> Direction
Look through the data below. Show each line where the string "React" occurs.

═══ Extracted entries ═══

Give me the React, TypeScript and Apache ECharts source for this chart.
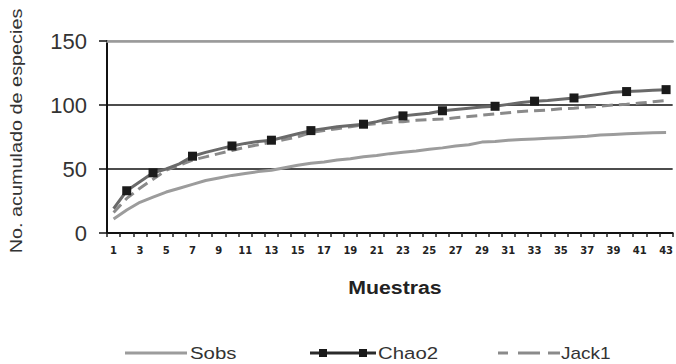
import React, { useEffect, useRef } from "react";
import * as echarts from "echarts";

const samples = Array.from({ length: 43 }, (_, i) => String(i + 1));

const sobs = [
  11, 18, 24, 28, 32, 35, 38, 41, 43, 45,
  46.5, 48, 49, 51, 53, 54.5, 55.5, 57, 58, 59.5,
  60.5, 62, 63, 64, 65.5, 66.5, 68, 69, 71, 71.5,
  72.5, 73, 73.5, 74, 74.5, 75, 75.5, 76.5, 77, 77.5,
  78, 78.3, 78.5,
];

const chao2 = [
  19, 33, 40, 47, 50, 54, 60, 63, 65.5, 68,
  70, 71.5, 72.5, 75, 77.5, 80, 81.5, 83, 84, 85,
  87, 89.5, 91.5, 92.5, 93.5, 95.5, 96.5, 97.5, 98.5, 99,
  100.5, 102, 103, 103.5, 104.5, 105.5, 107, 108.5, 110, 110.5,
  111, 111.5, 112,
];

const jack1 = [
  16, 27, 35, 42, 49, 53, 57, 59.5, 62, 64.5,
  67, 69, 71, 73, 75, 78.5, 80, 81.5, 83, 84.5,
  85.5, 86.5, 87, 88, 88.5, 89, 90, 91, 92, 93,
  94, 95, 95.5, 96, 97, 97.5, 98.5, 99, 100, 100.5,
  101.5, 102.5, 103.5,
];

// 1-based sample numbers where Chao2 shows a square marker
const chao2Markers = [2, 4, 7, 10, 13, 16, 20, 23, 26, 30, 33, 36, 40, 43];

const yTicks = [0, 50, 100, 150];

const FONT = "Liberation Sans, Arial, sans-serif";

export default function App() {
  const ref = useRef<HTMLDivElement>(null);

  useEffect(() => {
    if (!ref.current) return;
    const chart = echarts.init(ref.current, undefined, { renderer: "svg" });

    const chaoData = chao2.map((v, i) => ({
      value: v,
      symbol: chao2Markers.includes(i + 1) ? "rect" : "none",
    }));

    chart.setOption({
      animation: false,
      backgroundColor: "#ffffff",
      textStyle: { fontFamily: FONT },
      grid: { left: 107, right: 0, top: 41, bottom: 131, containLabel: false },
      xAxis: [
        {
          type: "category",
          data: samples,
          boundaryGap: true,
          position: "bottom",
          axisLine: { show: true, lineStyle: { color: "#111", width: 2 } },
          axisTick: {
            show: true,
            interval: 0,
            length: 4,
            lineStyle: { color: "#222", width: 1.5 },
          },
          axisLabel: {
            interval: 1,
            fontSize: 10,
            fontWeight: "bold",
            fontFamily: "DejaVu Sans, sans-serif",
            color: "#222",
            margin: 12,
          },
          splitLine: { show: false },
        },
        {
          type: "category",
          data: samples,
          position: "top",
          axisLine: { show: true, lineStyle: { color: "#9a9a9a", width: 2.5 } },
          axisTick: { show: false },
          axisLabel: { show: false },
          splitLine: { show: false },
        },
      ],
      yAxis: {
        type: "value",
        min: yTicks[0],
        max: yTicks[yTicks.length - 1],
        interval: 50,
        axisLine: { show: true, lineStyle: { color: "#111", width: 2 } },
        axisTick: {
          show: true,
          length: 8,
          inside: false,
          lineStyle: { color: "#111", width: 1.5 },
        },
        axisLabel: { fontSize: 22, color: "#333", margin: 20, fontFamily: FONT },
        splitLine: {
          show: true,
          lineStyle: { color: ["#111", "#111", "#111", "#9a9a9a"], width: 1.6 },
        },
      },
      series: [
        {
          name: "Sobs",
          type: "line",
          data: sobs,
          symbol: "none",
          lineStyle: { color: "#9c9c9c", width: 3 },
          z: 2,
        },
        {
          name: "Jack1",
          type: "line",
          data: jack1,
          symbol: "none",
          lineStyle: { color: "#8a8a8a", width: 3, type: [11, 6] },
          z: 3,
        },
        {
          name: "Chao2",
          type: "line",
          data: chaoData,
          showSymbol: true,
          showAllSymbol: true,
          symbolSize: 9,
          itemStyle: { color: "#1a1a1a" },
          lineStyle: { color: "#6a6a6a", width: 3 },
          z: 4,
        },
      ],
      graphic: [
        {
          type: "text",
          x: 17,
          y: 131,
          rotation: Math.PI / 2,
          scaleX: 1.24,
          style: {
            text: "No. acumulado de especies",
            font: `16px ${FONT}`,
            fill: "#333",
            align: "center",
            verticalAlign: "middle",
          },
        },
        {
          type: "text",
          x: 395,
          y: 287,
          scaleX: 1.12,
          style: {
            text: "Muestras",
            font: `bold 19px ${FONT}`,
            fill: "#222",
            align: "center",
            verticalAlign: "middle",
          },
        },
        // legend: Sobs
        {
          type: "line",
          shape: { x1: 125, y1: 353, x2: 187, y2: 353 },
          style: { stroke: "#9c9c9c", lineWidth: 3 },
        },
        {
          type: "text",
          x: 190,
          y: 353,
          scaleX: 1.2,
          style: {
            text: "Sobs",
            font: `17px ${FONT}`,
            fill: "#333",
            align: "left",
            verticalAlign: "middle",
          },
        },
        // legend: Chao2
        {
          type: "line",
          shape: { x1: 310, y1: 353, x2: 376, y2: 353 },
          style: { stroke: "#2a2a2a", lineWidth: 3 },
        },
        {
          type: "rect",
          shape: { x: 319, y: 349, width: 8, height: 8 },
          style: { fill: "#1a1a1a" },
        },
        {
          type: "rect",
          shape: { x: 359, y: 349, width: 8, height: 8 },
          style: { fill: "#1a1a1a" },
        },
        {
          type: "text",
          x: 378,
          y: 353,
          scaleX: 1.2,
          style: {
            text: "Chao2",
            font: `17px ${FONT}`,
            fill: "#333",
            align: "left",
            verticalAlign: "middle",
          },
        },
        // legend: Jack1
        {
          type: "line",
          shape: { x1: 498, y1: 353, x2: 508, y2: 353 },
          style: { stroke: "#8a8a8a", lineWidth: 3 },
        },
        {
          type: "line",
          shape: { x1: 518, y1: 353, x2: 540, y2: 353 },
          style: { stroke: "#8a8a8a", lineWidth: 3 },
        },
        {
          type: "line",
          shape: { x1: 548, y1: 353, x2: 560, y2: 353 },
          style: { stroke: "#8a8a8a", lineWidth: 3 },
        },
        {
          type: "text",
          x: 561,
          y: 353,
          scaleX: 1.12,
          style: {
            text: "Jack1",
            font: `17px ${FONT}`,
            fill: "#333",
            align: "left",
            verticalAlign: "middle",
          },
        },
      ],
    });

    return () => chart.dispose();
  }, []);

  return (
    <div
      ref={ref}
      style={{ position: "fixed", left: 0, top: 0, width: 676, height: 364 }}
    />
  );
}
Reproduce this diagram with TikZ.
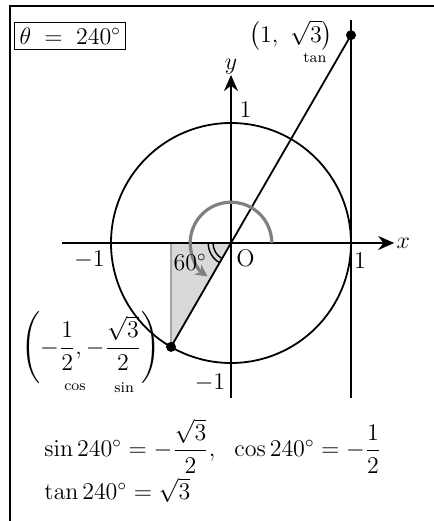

═══
═══ Extracted entries ═══

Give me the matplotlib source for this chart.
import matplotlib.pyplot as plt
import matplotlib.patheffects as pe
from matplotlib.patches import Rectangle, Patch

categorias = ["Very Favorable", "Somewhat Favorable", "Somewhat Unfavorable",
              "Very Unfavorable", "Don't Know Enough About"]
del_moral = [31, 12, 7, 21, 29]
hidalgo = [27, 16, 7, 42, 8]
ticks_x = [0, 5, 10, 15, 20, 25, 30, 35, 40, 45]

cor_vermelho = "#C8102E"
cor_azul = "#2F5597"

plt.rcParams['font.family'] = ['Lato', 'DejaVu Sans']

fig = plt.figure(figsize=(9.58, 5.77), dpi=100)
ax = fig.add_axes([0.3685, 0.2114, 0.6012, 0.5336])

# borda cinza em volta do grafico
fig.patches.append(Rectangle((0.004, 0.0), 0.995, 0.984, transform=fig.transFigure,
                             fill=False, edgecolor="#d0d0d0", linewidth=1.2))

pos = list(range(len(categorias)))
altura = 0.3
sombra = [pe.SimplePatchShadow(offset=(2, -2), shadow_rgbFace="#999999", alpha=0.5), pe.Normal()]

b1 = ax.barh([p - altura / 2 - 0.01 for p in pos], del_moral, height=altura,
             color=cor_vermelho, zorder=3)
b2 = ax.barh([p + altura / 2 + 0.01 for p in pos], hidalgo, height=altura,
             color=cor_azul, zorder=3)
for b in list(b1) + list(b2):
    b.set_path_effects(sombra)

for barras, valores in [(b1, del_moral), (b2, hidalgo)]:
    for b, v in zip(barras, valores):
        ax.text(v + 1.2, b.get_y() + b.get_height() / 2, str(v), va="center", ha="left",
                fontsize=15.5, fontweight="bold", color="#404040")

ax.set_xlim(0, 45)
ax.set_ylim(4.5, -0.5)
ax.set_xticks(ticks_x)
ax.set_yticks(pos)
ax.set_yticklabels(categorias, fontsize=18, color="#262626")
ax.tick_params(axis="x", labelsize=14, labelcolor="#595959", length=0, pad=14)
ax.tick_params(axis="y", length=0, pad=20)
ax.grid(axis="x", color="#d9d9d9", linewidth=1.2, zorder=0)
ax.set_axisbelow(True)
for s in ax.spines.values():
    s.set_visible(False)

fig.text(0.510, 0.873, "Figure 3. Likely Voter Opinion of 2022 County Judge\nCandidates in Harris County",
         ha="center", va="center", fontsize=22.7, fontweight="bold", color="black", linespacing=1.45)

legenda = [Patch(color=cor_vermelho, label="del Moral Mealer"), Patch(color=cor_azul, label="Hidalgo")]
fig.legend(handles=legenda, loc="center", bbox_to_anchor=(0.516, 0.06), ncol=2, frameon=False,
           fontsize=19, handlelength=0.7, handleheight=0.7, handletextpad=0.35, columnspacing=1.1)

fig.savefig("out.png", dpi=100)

═══

> Output of the exercise
Give me the React, TypeScript and Apache ECharts source for this chart.
import React, { useEffect, useRef } from "react";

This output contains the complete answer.